─── MATERIAL FOR THIS TASK ───

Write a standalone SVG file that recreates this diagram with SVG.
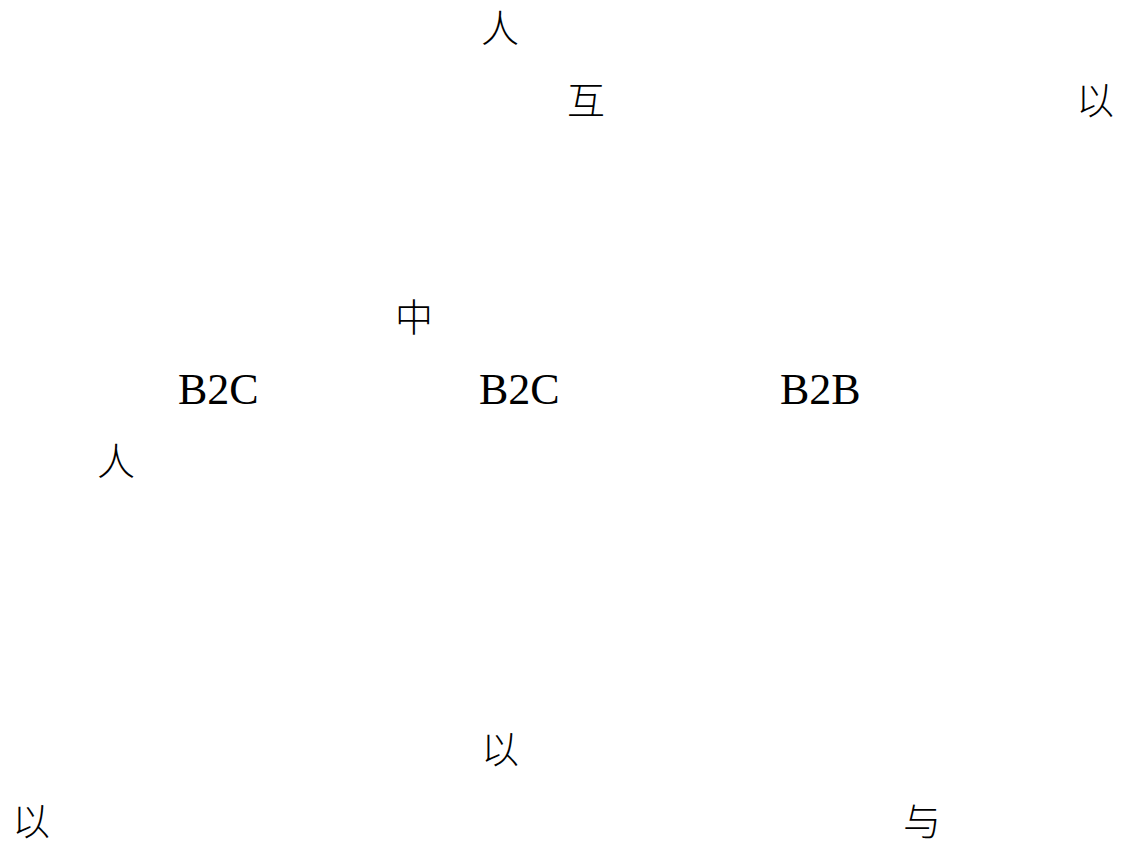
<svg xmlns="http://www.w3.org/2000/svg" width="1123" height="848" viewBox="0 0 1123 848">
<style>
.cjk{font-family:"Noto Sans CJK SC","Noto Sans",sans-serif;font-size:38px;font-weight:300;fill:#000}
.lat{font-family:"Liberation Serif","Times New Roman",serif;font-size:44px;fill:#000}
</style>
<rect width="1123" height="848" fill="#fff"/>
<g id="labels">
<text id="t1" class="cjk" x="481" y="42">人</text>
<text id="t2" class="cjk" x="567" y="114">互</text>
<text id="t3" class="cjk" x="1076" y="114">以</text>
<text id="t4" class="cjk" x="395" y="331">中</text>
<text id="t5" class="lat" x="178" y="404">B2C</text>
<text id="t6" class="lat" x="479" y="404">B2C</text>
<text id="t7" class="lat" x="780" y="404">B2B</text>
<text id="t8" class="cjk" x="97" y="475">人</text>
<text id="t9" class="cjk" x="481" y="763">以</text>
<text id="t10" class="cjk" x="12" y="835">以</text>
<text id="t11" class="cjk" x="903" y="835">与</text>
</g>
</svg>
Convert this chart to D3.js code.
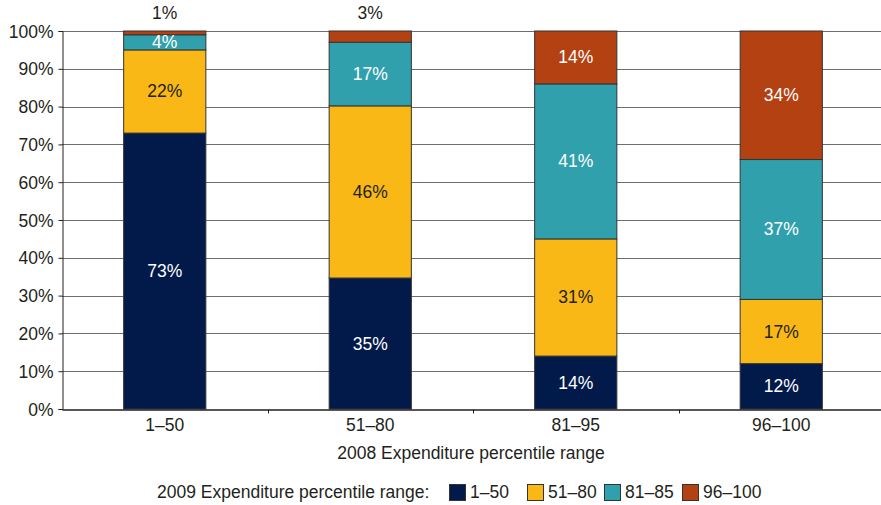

───

**WHAT THE EXERCISE ASKS:**
Keep every word of the data as it is when you write it out, but drop the pictures.

**EXERCISE OUTPUT:**
Write a standalone SVG file that recreates this diagram with SVG.
<svg xmlns="http://www.w3.org/2000/svg" width="1123" height="848" viewBox="0 0 1123 848">
<style>
.cjk{font-family:"Noto Sans CJK SC","Noto Sans",sans-serif;font-size:38px;font-weight:300;fill:#000}
.lat{font-family:"Liberation Serif","Times New Roman",serif;font-size:44px;fill:#000}
</style>
<rect width="1123" height="848" fill="#fff"/>
<g id="labels">
<text id="t1" class="cjk" x="481" y="42">人</text>
<text id="t2" class="cjk" x="567" y="114">互</text>
<text id="t3" class="cjk" x="1076" y="114">以</text>
<text id="t4" class="cjk" x="395" y="331">中</text>
<text id="t5" class="lat" x="178" y="404">B2C</text>
<text id="t6" class="lat" x="479" y="404">B2C</text>
<text id="t7" class="lat" x="780" y="404">B2B</text>
<text id="t8" class="cjk" x="97" y="475">人</text>
<text id="t9" class="cjk" x="481" y="763">以</text>
<text id="t10" class="cjk" x="12" y="835">以</text>
<text id="t11" class="cjk" x="903" y="835">与</text>
</g>
</svg>
Convert this chart to D3.js code.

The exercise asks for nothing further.